Like so many second- and third-generation children of immigrants, Roshan Beaven has always felt a certain disconnection from her heritage. Growing up in Whistler, the 22-year-old was close to her Iranian-born grandparents, but with so few other Persians around, her exposure to the culture of her homeland was limited.

Then, she left the bubble to pursue filmmaking at Capilano University in North Vancouver, which has long been home to a vibrant Iranian community, and moved in with her grandma, who lives close to campus.

“Living with her the past four years has really been a huge help in connecting me to my culture,” she says. “Coming here, it was just amazing to realize, ‘Wow, there are so many people that have the situation that I do and understand what it’s like to feel disconnected.’ That helped me with this project as well.”

That project, a 10-minute short film called Spare Some Change that is screening at the Whistler Film Festival (WFF) next week, follows Ali, fresh off his arrival in Vancouver amidst the rising political turmoil in 1978 Iran. Ali must quickly get over his distrust of a young female journalist he meets after learning his wife may have been killed in the Cinema Rex fire, a real-life terror attack that claimed the lives of roughly 400 people and ultimately triggered 1979’s Iranian Revolution.

The original script Beaven was working on was an entirely different story set in Vancouver’s Downtown Eastside. It wasn’t until she started hearing her grandparents’ stories from pre-Revolution Iran, along with the passing of her beloved grandfather, that she was convinced the film should pay homage to her Iranian roots in some way.

“I wanted to write something that honoured my grandparents and their history. My grandfather had passed away that year I started writing it, and I remember so many stories they were telling me,” she recalls. “They moved out here before the revolution and I remember thinking how horrifying it must have been to see your country go in a direction you’re not happy with, and to make that decision to leave before it really got bad. I wanted my main character to have that same foresight.”

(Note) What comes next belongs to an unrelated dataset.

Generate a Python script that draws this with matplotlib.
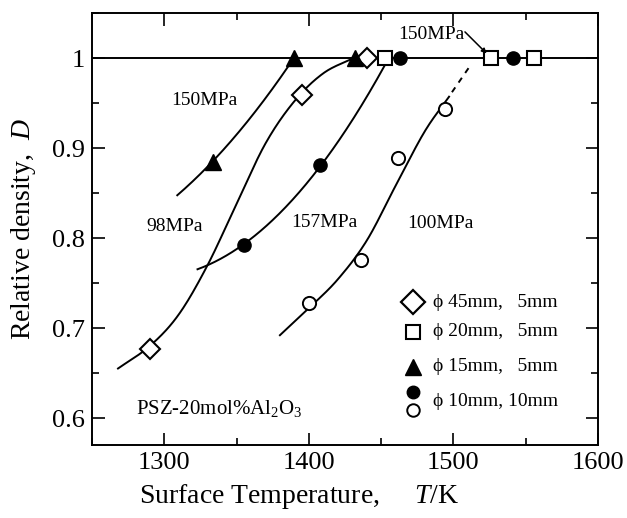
import numpy as np
import matplotlib
matplotlib.use("Agg")
import matplotlib.pyplot as plt
from matplotlib.ticker import MultipleLocator

plt.rcParams['font.family'] = ['Liberation Serif', 'DejaVu Serif']
plt.rcParams['mathtext.fontset'] = 'custom'
plt.rcParams['mathtext.rm'] = 'Liberation Serif'
plt.rcParams['mathtext.it'] = 'Liberation Serif:italic'

# measured points (T in K, relative density D)
diamond_T = [1290, 1395, 1440]          # phi 45mm, 5mm
diamond_D = [0.677, 0.959, 1.0]
square_T = [1453, 1526, 1556]           # phi 20mm, 5mm
square_D = [1.0, 1.0, 1.0]
tri_T = [1334, 1390, 1432]              # phi 15mm, 5mm
tri_D = [0.885, 1.0, 1.0]
fcirc_T = [1355, 1408, 1463, 1541]      # phi 10mm, 10mm (filled)
fcirc_D = [0.792, 0.881, 1.0, 1.0]
ocirc_T = [1400, 1436, 1462, 1494]      # phi 10mm, 10mm (open)
ocirc_D = [0.728, 0.776, 0.889, 0.943]

# guide curves
c150_T = [1309, 1334, 1352, 1368, 1390]
c150_D = [0.848, 0.885, 0.918, 0.953, 1.0]
c98_T = [1268, 1290, 1310, 1330, 1350, 1370, 1390, 1410, 1431]
c98_D = [0.655, 0.680, 0.715, 0.770, 0.838, 0.905, 0.952, 0.983, 1.0]
c157_T = [1323, 1355, 1383, 1408, 1437, 1455]
c157_D = [0.766, 0.792, 0.832, 0.881, 0.950, 0.998]
c100_T = [1380, 1400, 1420, 1440, 1460, 1480, 1497]
c100_D = [0.692, 0.722, 0.754, 0.797, 0.858, 0.918, 0.957]
c100_dash_T = [1499, 1511]
c100_dash_D = [0.962, 0.99]


def fitted(xs, ys, deg):
    # smooth guide line through the read-off points
    k = np.polyfit(xs, ys, deg)
    x = np.linspace(xs[0], xs[-1], 200)
    return x, np.polyval(k, x)


def spline(xs, ys, n=25):
    # catmull-rom through the read-off points
    p = np.column_stack([xs, ys]).astype(float)
    p = np.vstack([2 * p[0] - p[1], p, 2 * p[-1] - p[-2]])
    t = np.linspace(0, 1, n, endpoint=False)[:, None]
    out = []
    for i in range(1, len(p) - 2):
        p0, p1, p2, p3 = p[i - 1], p[i], p[i + 1], p[i + 2]
        out.append(0.5 * (2 * p1 + (p2 - p0) * t + (2 * p0 - 5 * p1 + 4 * p2 - p3) * t ** 2
                          + (3 * p1 - p0 - 3 * p2 + p3) * t ** 3))
    out.append(p[-2][None, :])
    out = np.vstack(out)
    return out[:, 0], out[:, 1]


fig = plt.figure(figsize=(6.27, 5.18), dpi=100)
ax = fig.add_axes([0.1467, 0.1409, 0.807, 0.834])

lw = 1.4
ax.axhline(1.0, color='black', lw=lw, zorder=1)
for xs, ys in [(c150_T, c150_D), (c157_T, c157_D)]:
    sx, sy = fitted(xs, ys, 2)
    ax.plot(sx, sy, color='black', lw=lw, zorder=1)
for xs, ys in [(c98_T, c98_D), (c100_T, c100_D)]:
    sx, sy = spline(xs, ys)
    ax.plot(sx, sy, color='black', lw=lw, zorder=1)
ax.plot(c100_dash_T, c100_dash_D, color='black', lw=lw, ls=(0, (3, 3)), zorder=1)

ax.plot(diamond_T, diamond_D, 'D', ms=10, mfc='white', mec='black', mew=1.5, ls='none', zorder=3)
ax.plot(square_T, square_D, 's', ms=9.5, mfc='white', mec='black', mew=1.5, ls='none', zorder=3)
ax.plot(tri_T, tri_D, '^', ms=11, color='black', ls='none', zorder=3)
ax.plot(fcirc_T, fcirc_D, 'o', ms=9.5, color='black', ls='none', zorder=3)
ax.plot(ocirc_T, ocirc_D, 'o', ms=9.5, mfc='white', mec='black', mew=1.4, ls='none', zorder=3)

# pressure labels
ax.text(1328, 0.953, '150MPa', fontsize=14, ha='center', va='center')
ax.text(1307, 0.813, '98MPa', fontsize=14, ha='center', va='center')
ax.text(1411, 0.817, '157MPa', fontsize=14, ha='center', va='center')
ax.text(1491, 0.816, '100MPa', fontsize=14, ha='center', va='center')
ax.text(1485, 1.026, '150MPa', fontsize=14, ha='center', va='center')
ax.annotate('', xy=(1523, 1.005), xytext=(1508, 1.029),
            arrowprops=dict(arrowstyle='-|>', color='black', lw=1.1, shrinkA=0, shrinkB=0,
                            mutation_scale=7))
ax.text(1338, 0.611, 'PSZ-20mol%Al$_2$O$_3$', fontsize=15, ha='center', va='center')

# legend drawn by hand
lx, tx = 0.634, 0.674
ax.plot(lx, 0.331, 'D', ms=12, mfc='white', mec='black', mew=1.6, transform=ax.transAxes, clip_on=False)
ax.plot(lx, 0.262, 's', ms=10, mfc='white', mec='black', mew=1.5, transform=ax.transAxes, clip_on=False)
ax.plot(lx, 0.181, '^', ms=11, color='black', transform=ax.transAxes, clip_on=False)
ax.plot(lx, 0.123, 'o', ms=9, color='black', transform=ax.transAxes, clip_on=False)
ax.plot(lx, 0.081, 'o', ms=9, mfc='white', mec='black', mew=1.4, transform=ax.transAxes, clip_on=False)
leg_labels = ['ϕ 45mm,   5mm', 'ϕ 20mm,   5mm', 'ϕ 15mm,   5mm', 'ϕ 10mm, 10mm']
for lab, yy in zip(leg_labels, [0.331, 0.262, 0.181, 0.100]):
    ax.text(tx, yy, lab, fontsize=14, ha='left', va='center', transform=ax.transAxes)

ax.set_xlim(1250, 1600)
ax.set_ylim(0.57, 1.05)
ax.xaxis.set_major_locator(MultipleLocator(100))
ax.xaxis.set_minor_locator(MultipleLocator(50))
ax.yaxis.set_minor_locator(MultipleLocator(0.05))
ax.set_yticks([0.6, 0.7, 0.8, 0.9, 1.0])
ax.set_yticklabels(['0.6', '0.7', '0.8', '0.9', '1'])
ax.tick_params(which='both', direction='in', top=True, right=True, labelsize=19, width=1.2)
ax.tick_params(which='major', length=9, pad=5)
ax.tick_params(which='minor', length=5)
for s in ax.spines.values():
    s.set_linewidth(1.4)

ax.set_xlabel('Surface Temperature,     $T$/K', fontsize=20, labelpad=2)
ax.xaxis.set_label_coords(0.41, -0.085)
ax.set_ylabel('Relative density,  $D$', fontsize=20, labelpad=10)

fig.savefig('out.png', dpi=100)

Filming the short entirely in Farsi offered its own form of education for Beaven, who can mostly understand the language conversationally, but is far from fluent. She wrote the first draft in English, getting family members to translate, but she still had no way of knowing if what they came back with was true to the letter of her original script. Eventually, she tapped an Iranian classmate who, along with editing the film, completed the script’s translation, even accommodating for regional accents and vernacular.

“His family was actually from the town, Abadan, where the Cinema Rex was, so he had a really personal connection to the script as well,” Beaven says.

There were other cultural elements Beaven had to iron out to ensure she was accurately capturing late-’70s Iran, when Iranians enjoyed relative cultural freedom under the Shah, if not political freedom.

“I had originally written that all the women in the script, except the journalist, were wearing headscarves or chador. Then after speaking with the actors, they told me, in the ’70s, no one wore chadors,” explains Beaven. “I learned a lot about what it was like back then and it was nice to have their input. I didn’t want to reinforce any stereotypes of Iran being so oppressive, because it was a really different place before [the revolution].”

Although she wrote it the year before, Beaven’s film is timely given the mass protests against the Iranian state—the largest since the 1979 revolution—following the September 2022 death of Mahsa Amini, who was arrested for allegedly violating the country’s mandatory hijab law by wearing it “improperly” while visiting Tehran. She was severely beaten and died in police custody.

“It added a lot more to it, to have the added modern context of what was going on. I think a lot more people could relate to it and understand what the struggle was back then because they see what the struggle is now—and it’s a lot of the same issues,” Beaven says.